Cuando mi amada madre, Kelly, falleció repentinamente, me sentí desconsolada. Durante el tiempo en que estuve cuidándola, esperaba que siguiera con nosotros por muchos años más. No podía imaginar estar sin ella.
Comencé a orar y me di cuenta de que había estado aceptando la visión material y limitada de que su vida estaba en un cuerpo. Sin embargo, como estudiante de la Ciencia Cristiana, sabía que este punto de vista no era la realidad de mi madre como el reflejo del Espíritu, Dios. Estas preguntas me vinieron a la mente: “¿Voy a ver a mi mamá como material, con un comienzo al nacer y un final al morir, y separada de Dios? ¿O elijo verla como espiritual e inmortal, sin principio ni fin, con su vida segura y a salvo en Dios?”. Mientras luchaba con el dolor, comencé a apartarme de la falsa creencia de que la vida está en la materia y a reclamar lo que es verdad: que mi madre está hecha a imagen y semejanza de Dios y que continúa para siempre, alegre y completa bajo Su cuidado amoroso.
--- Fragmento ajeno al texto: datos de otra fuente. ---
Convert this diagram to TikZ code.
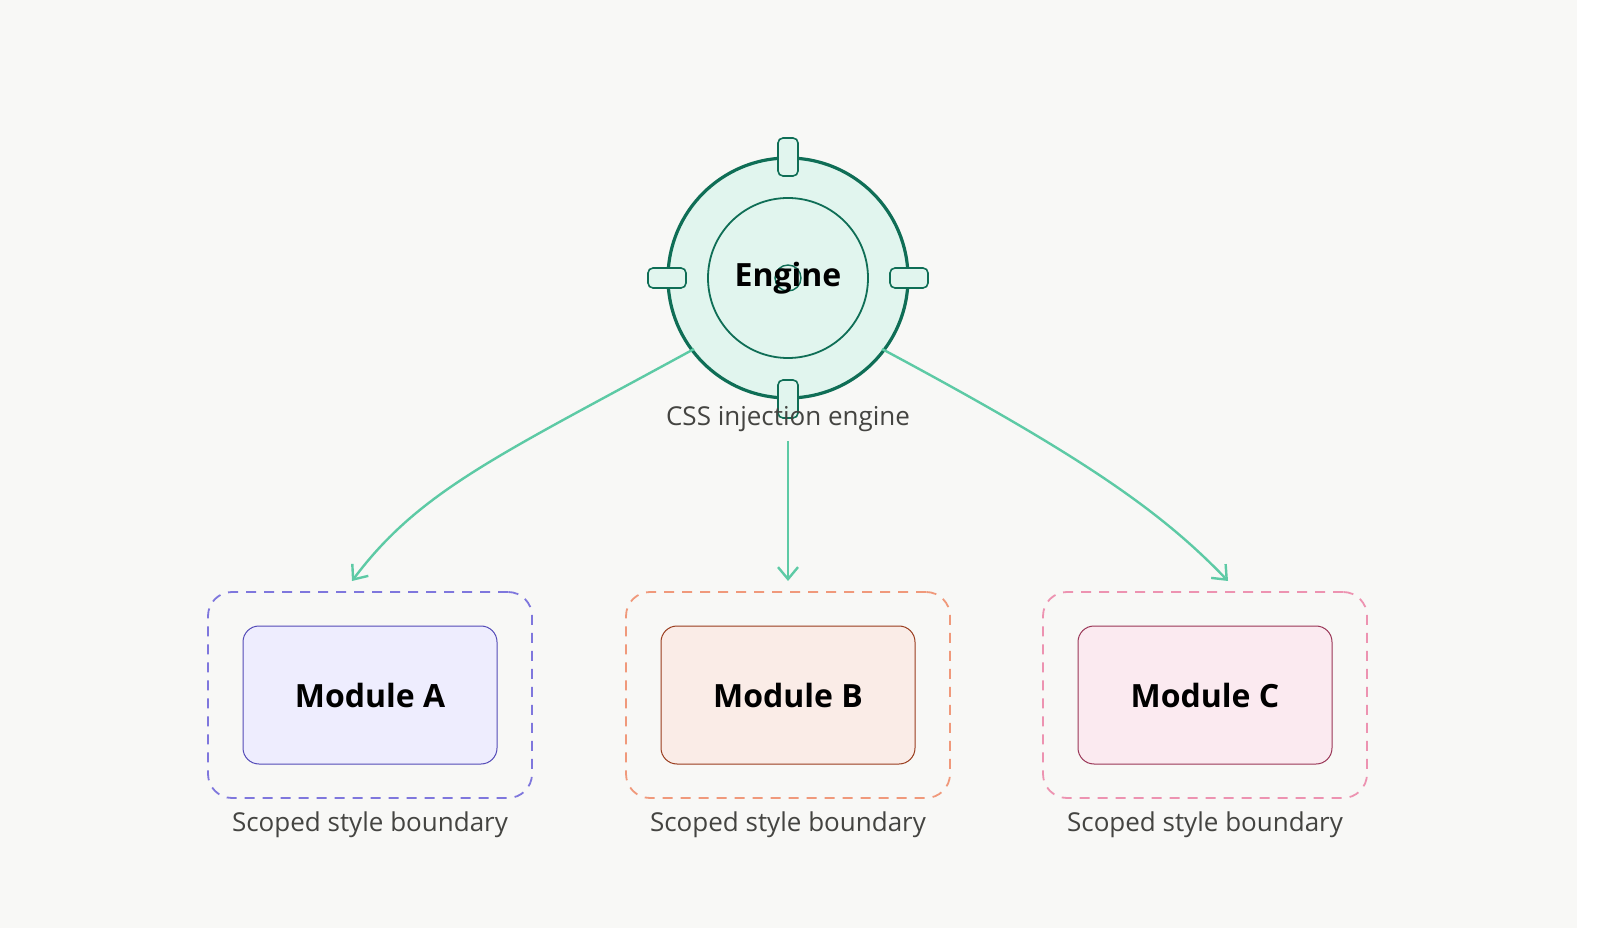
\documentclass[tikz,border=0pt]{standalone}
\usepackage{fontspec}
\setmainfont{Open Sans}
\usetikzlibrary{arrows.meta}
\definecolor{bgc}{HTML}{F8F8F6}
\definecolor{eng}{HTML}{0F6E56}
\definecolor{engfill}{HTML}{E1F5EE}
\definecolor{flow}{HTML}{5DCAA5}
\definecolor{txt}{HTML}{444441}
\definecolor{dashA}{HTML}{7F77DD}
\definecolor{dashB}{HTML}{F0997B}
\definecolor{dashC}{HTML}{ED93B1}
\definecolor{lineA}{HTML}{534AB7}
\definecolor{lineB}{HTML}{993C1D}
\definecolor{lineC}{HTML}{993556}
\definecolor{fillA}{HTML}{EEEDFE}
\definecolor{fillB}{HTML}{FAECE7}
\definecolor{fillC}{HTML}{FBEAF0}
\tikzset{
  boundary/.style={draw=#1,dash pattern={on 5pt off 4pt},line width=0.9pt,rounded corners=12pt,minimum width=162pt,minimum height=103pt},
  module/.style args={#1/#2}{draw=#1,fill=#2,line width=0.5pt,rounded corners=8pt,minimum width=127pt,minimum height=69pt,font=\fontsize{16}{18}\selectfont\bfseries},
  caption/.style={text=txt,font=\fontsize{13}{15}\selectfont},
  tab/.style={draw=eng,fill=engfill,line width=0.8pt,rounded corners=2.5pt},
  flowarrow/.style={draw=flow,line width=1.2pt,-{Straight Barb[length=6pt,width=10pt]}}
}
\begin{document}
\begin{tikzpicture}[x=0.5pt,y=0.5pt,yscale=-1]
\useasboundingbox (0,0) rectangle (1600,951);
\fill[white] (0,0) rectangle (1600,951);
\fill[bgc] (0,0) rectangle (1577,928);

%Shape: Engine
\draw[eng,fill=engfill,line width=1.6pt] (788,278) circle (120);
\draw[eng,line width=0.9pt] (788,278) circle (80);
\draw[eng,line width=0.7pt] (788,278) circle (13);
\draw[tab] (778,138) rectangle (798,176);
\draw[tab] (778,380) rectangle (798,418);
\draw[tab] (648,268) rectangle (686,288);
\draw[tab] (890,268) rectangle (928,288);
\node[font=\fontsize{16}{18}\selectfont\bfseries] (engine) at (788,278) {Engine};
\node[caption] (enginelabel) at (788,419) {CSS injection engine};
\coordinate (engleft) at (694,349);
\coordinate (engright) at (882,349);
\coordinate (engdown) at (788,441);

% Modules
\node[boundary=dashA] (scopeA) at (370,695) {};
\node[boundary=dashB] (scopeB) at (788,695) {};
\node[boundary=dashC] (scopeC) at (1205,695) {};
\node[module=lineA/fillA] (modA) at (370,695) {Module A};
\node[module=lineB/fillB] (modB) at (788,695) {Module B};
\node[module=lineC/fillC] (modC) at (1205,695) {Module C};
\node[caption] (capA) at (370,825) {Scoped style boundary};
\node[caption] (capB) at (788,825) {Scoped style boundary};
\node[caption] (capC) at (1205,825) {Scoped style boundary};

% Arrows
\coordinate (tipA) at (352,581);
\coordinate (tipC) at (1228,581);
\draw[flowarrow] (engleft) .. controls (500,455) and (420,490) .. (tipA);
\draw[flowarrow] (engdown) -- (788,581);
\draw[flowarrow] (engright) .. controls (1080,455) and (1160,510) .. (tipC);
\end{tikzpicture}
\end{document}
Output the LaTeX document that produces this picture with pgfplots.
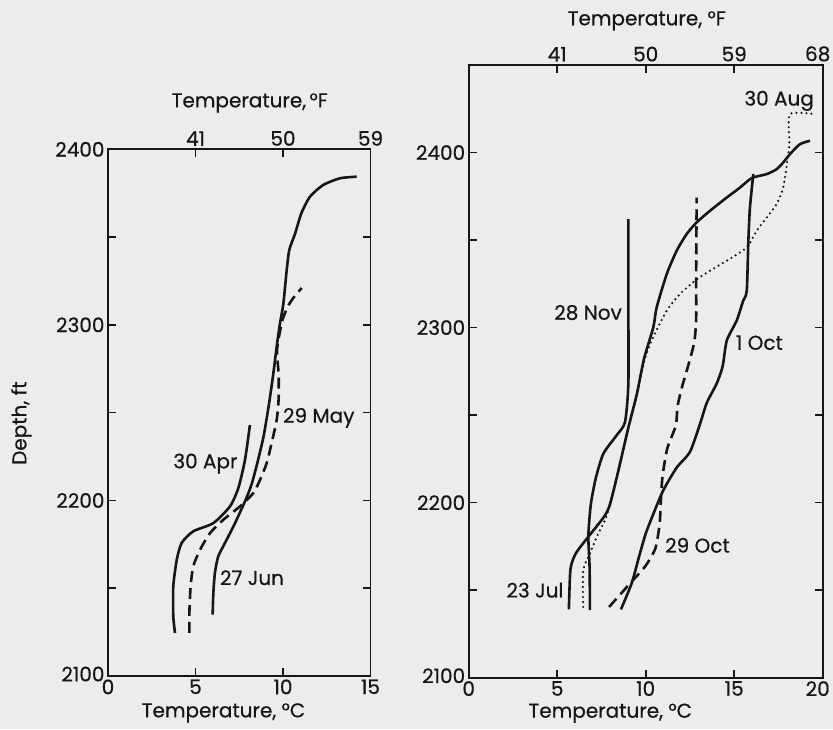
\documentclass[border=0pt]{standalone}
\usepackage{fontspec}
\setmainfont{Poppins}[FakeBold=0.5]
\usepackage{pgfplots}
\usepackage{pgfplotstable}
\pgfplotsset{compat=1.18}

\definecolor{paper}{RGB}{236,236,234}
\definecolor{ink}{RGB}{22,22,22}

% depth profiles, temperature in C, depth in ft
\pgfplotstableread{
T D
3.83 2124.5
3.73 2134.0
3.73 2151.1
3.93 2166.3
4.21 2175.8
4.87 2182.4
6.02 2187.1
6.97 2196.6
7.45 2207.1
7.83 2223.2
8.11 2243.0
}\apr
\pgfplotstableread{
T D
4.65 2124.5
4.65 2135.9
4.72 2151.0
4.87 2162.4
5.26 2171.9
5.83 2181.4
6.59 2189.0
7.54 2196.6
8.30 2204.2
8.69 2211.8
9.07 2221.3
9.35 2232.7
9.64 2245.9
9.75 2258.0
9.75 2272.0
9.66 2286.0
9.95 2302.0
10.25 2310.0
10.60 2315.5
11.07 2321.0
}\may
\pgfplotstableread{
T D
5.98 2135.0
6.02 2147.3
6.11 2158.7
6.30 2168.1
6.78 2177.6
7.26 2187.1
7.85 2200.0
8.20 2209.0
8.55 2222.0
8.90 2237.0
9.20 2255.0
9.45 2272.5
9.64 2287.7
9.83 2301.0
10.02 2312.0
10.21 2331.0
10.36 2342.7
10.69 2352.0
11.05 2363.6
11.54 2373.0
12.30 2379.7
13.26 2383.5
14.21 2384.4
}\jun
\pgfplotstableread{
T D
5.66 2139.0
5.75 2162.0
6.05 2171.0
6.75 2180.4
7.65 2192.0
7.98 2199.0
8.45 2218.0
9.00 2242.0
9.50 2262.0
9.90 2282.0
10.43 2300.2
10.62 2311.6
11.19 2330.6
11.75 2343.9
12.32 2353.5
12.88 2360.1
13.63 2366.7
14.58 2374.3
15.33 2380.0
15.99 2385.4
16.84 2387.7
17.40 2390.5
17.77 2394.3
18.15 2399.1
18.72 2404.8
19.28 2406.7
}\jul
\pgfplotstableread{
T D
6.47 2140.4
6.47 2161.4
6.85 2170.9
7.23 2180.4
7.70 2190.0
7.98 2199.0
8.45 2218.0
9.00 2242.0
9.50 2262.0
9.95 2282.0
10.40 2294.0
11.19 2309.7
11.94 2319.2
12.79 2326.8
13.63 2332.5
14.58 2338.2
15.71 2345.8
16.27 2355.3
16.84 2362.9
17.40 2370.6
17.77 2380.0
18.00 2395.0
18.12 2405.0
18.15 2421.9
19.57 2421.9
}\aug
\pgfplotstableread{
T D
8.60 2139.0
9.21 2154.0
9.62 2169.0
10.00 2182.3
10.45 2194.0
10.99 2207.0
11.75 2220.0
12.50 2229.0
13.07 2245.0
13.45 2257.0
14.01 2268.0
14.35 2278.0
14.58 2292.6
15.14 2304.0
15.51 2315.4
15.71 2321.1
15.80 2349.6
15.89 2368.6
16.08 2387.7
}\oct
\pgfplotstableread{
T D
7.93 2140.4
9.11 2153.8
10.00 2164.0
10.55 2174.0
10.79 2188.0
10.85 2200.0
10.95 2215.0
11.22 2231.0
11.70 2244.0
11.80 2255.0
12.05 2266.0
12.45 2280.0
12.75 2292.0
12.85 2305.0
12.85 2330.0
12.88 2374.3
}\octb
\pgfplotstableread{
T D
6.85 2138.6
6.83 2163.0
6.76 2181.0
6.90 2199.0
7.18 2214.0
7.61 2228.0
8.36 2238.5
8.83 2246.0
9.02 2268.0
9.02 2315.0
9.02 2362.0
}\nov

\newcommand\lbl{\fontsize{20}{22}\selectfont}

\pgfplotsset{
  profile/.style={
    scale only axis,
    tick align=inside,
    major tick length=8pt, minor tick length=8pt,
    axis line style={ink, line width=1.8pt},
    every tick/.style={ink, line width=1.6pt},
    tick label style={font=\lbl, text=ink},
    label style={font=\lbl, text=ink},
    /pgf/number format/assume math mode=true,
    /pgf/number format/1000 sep={},
  },
  prof/.style={ink, line width=2.6pt, line join=round, smooth, tension=0.4},
  dashedprof/.style={prof, dash pattern=on 11pt off 6pt},
  dottedprof/.style={prof, line width=2.4pt, line cap=round, dash pattern=on 0pt off 5pt},
}

\begin{document}
\begin{tikzpicture}
\useasboundingbox (0,0) rectangle (833pt,729pt);
\fill[paper] (0,0) rectangle (833pt,729pt);

% ---- left panel
\begin{axis}[profile, at={(108pt,53pt)}, anchor=south west,
    width=262.5pt, height=526.7pt,
    xmin=0, xmax=15, ymin=2100, ymax=2400,
    xtick={0,5,10,15}, xtick pos=left,
    ytick={2100,2200,2300,2400}, minor ytick={2150,2250,2350},
    yticklabels={\raisebox{4pt}{2100},2200,2300,2400},
    xlabel={Temperature, °C},
    xlabel style={at={(axis description cs:0.44,-0.07)}, anchor=center},
    ylabel={Depth, ft},
    ylabel style={at={(axis description cs:-0.33,0.48)}, anchor=center},
  ]
  \addplot[prof] table {\apr};
  \addplot[dashedprof] table {\may};
  \addplot[prof] table {\jun};
  \node[anchor=east, font=\lbl, text=ink] at (axis cs:7.6,2221) {30 Apr};
  \node[anchor=west, font=\lbl, text=ink] at (axis cs:9.8,2247) {29 May};
  \node[anchor=west, font=\lbl, text=ink] at (axis cs:6.2,2156) {27 Jun};
\end{axis}
\begin{axis}[profile, at={(108pt,53pt)}, anchor=south west,
    width=262.5pt, height=526.7pt,
    xmin=32, xmax=59, ymin=0, ymax=1, ytick=\empty,
    xtick={41,50,59}, xtick pos=right, xticklabel pos=right,
    xlabel={Temperature,\,°F},
    xlabel style={at={(axis description cs:0.54,1.088)}, anchor=center},
  ]
\end{axis}

% ---- right panel
\begin{axis}[profile, at={(468.7pt,51.3pt)}, anchor=south west,
    width=354pt, height=612.7pt,
    xmin=0, xmax=20, ymin=2100, ymax=2450,
    xtick={0,5,10,15,20}, xtick pos=left,
    xticklabels={0,5,10,15,{\hspace*{-10pt}20}},
    ytick={2100,2200,2300,2400}, minor ytick={2150,2250,2350},
    yticklabels={\raisebox{4pt}{2100},2200,2300,2400},
    xlabel={Temperature, °C},
    xlabel style={at={(axis description cs:0.40,-0.058)}, anchor=center},
  ]
  \addplot[prof] table {\jul};
  \addplot[dottedprof] table {\aug};
  \addplot[prof] table {\oct};
  \addplot[dashedprof] table {\octb};
  \addplot[prof] table {\nov};
  \node[anchor=east, font=\lbl, text=ink] at (axis cs:19.7,2429.5) {30 Aug};
  \node[anchor=east, font=\lbl, text=ink] at (axis cs:8.85,2308.6) {28 Nov};
  \node[anchor=west, font=\lbl, text=ink] at (axis cs:14.9,2291.4) {1 Oct};
  \node[anchor=west, font=\lbl, text=ink] at (axis cs:10.9,2175.6) {29 Oct};
  \node[anchor=east, font=\lbl, text=ink] at (axis cs:5.55,2150) {23 Jul};
\end{axis}
\begin{axis}[profile, at={(468.7pt,51.3pt)}, anchor=south west,
    width=354pt, height=612.7pt,
    xmin=32, xmax=68, ymin=0, ymax=1, ytick=\empty,
    xtick={41,50,59,68}, xtick pos=right, xticklabel pos=right,
    xticklabels={41,50,59,{\hspace*{-10pt}68}},
    xlabel={Temperature, °F},
    xlabel style={at={(axis description cs:0.503,1.072)}, anchor=center},
  ]
\end{axis}
\end{tikzpicture}
\end{document}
Meses después, me despertó en medio de la noche un pensamiento muy claro: “Es el desierto, Kristin”. Inmediatamente abrí Ciencia y Salud con la Llave de las Escrituras para leer la definición de desierto en su Glosario: “Soledad; duda; tinieblas. Espontaneidad de pensamiento e idea; el vestíbulo en que el sentido material de las cosas desaparece, y el sentido espiritual revela las grandes realidades de la existencia” (Mary Baker Eddy, pág. 597).